Mit Personalabbau, Zusammenlegungen von Redaktionen, Betriebsspaltungen, Betriebsschließungen ist Funke deutschlandweit zu einem der größten Verlagshäuser und zudem zu einer der größten Regionalzeitungsverlage Europas geworden – übrigens ohne Konzernbetriebsrat. Der Medienkonzern unter Leitung der Geschäftsführer Manfred Braun und Michael Wüller besitzt Beteiligungen an Zeitungen, Anzeigenblättern, Zeitschriften und elektronischen Medien, die hierzulande, aber auch in Österreich, Kroatien und Ungarn angesiedelt sind. Nach Angaben einer Firmendatenbank verlegt die Mediengruppe mehr als 30 Tages- und Wochenzeitungen, über 170 Publikums- und Fachzeitschriften, rund 100 Anzeigenblätter sowie 400 Kundenzeitschriften. Nicht zuletzt ist das Unternehmen im Besitz von zahlreichen Großdruckereien und auf dem Gebiet der elektronischen Medien an zahlreichen Lokalradios beteiligt. Auch betreibt „Funke“ Internet-Angebote.

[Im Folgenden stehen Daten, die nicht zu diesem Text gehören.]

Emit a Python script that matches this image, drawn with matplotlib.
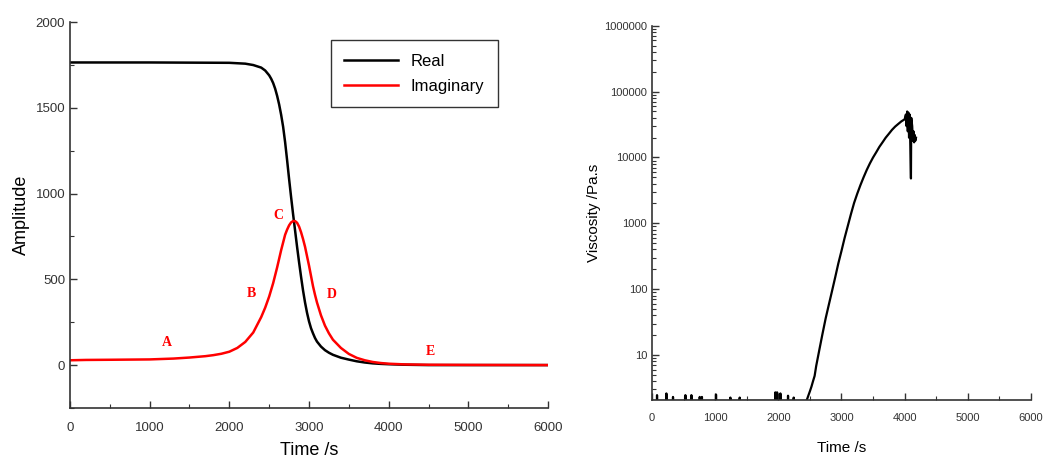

Nach eigenen Angaben arbeiten für „Funke“ heute 1.500 Journalisten und 4.000 „Medienmacher“, die gesamte Mitarbeiterzahl des Konzerns soll bei über 13.000 liegen. Doch während die Geschäftsführung immer wieder betont, Deutschlands Medienhaus Nummer 1 zu werden, hält ver.di-Experte Dieckmann folgenden Titel für angebrachter: „Funke weit vorne bei den Auflagenverlusten der Tageszeitungen“ Bei den Tageszeitungen befinde sich der Konzern im ,,freien Fall“. Laut IVW-Analyse für das 2. Quartal 2017 verlor die Berliner Morgenpost 9,1 Prozent Auflage im Vergleich zum Vorjahr, das Hamburger Abendblatt 4,7 Prozent, die Funke-Mediengruppe mit ihren NRW-­Titeln WAZ, NRZ, WP und WR 6 Prozent.

Das Internet, sinkende Umsätze und schwindende Gewinnmargen setzen den Zeitschriftenverlagen so zu, dass sie nach Allianzen, Kooperationen und Synergien suchen. So hat die Springer-Tochterfirma News­paper Impact in diesem Jahr den kompletten Einzelhandelsvertrieb aller Funke-Zeitungen (Westdeutsche Allgemeine Zeitung, Neue Ruhr/Neue Rhein Zeitung, Westfalenpost, Berliner Morgenpost, Hamburger Abendblatt, Bergedorfer Zeitung, Braunschweiger Zeitung, Thüringer Allgemeine) übernommen.

Den Vertrieb der von Funke übernommenen ehemaligen Springer-Zeitschriften (u.a. Hörzu, TV Digital, Bild der Frau) organisiert die Moderne Zeitschriften Vertrieb GmbH & Co. KG (MVZ) mit Sitz in Unterschleißheim. An dem Unternehmen, das noch andere Funke-Zeitschriften vertreibt, ist auch der Münchener Burda-Konzern beteiligt.

Historie


Die Wurzeln der Funke Mediengruppe liegen in den Nachkriegsjahren des Zweiten Weltkrieges. Der Medienkonzern entstand aus der im Jahr 1948 gegründeten Westdeutschen Allgemeinen Zeitung. Geburtsstunde ist der 3. April 1948. Dreimal pro Woche, sechs Seiten, so sahen die ersten Ausgaben der von Jakob Funke und Erich Brost gegründeten WAZ aus.
Im Laufe der Jahre kaufte die Westdeutsche Allgemeine Zeitung andere Zeitungen auf und firmierte ab 1976 als Zeitungsgruppe WAZ. Das Unternehmen expandierte in den Folgejahren weiter, konzentrierte sich verstärkt auf elektronische Medien und nannte sich von 1997 an WAZ Mediengruppe.
Im Jahr 2013 schied die Eigentümerfamilie Brost aus dem Konzern aus. Fortan wurde der Name auf die verbleibende Eigentümerfamilie Funke geändert. Der Fokus liegt heute klar auf zwei Geschäftsbereichen: Regionalmedien sowie Frauen- und Programmzeitschriften und deren Verzahnung mit digitalen Angeboten.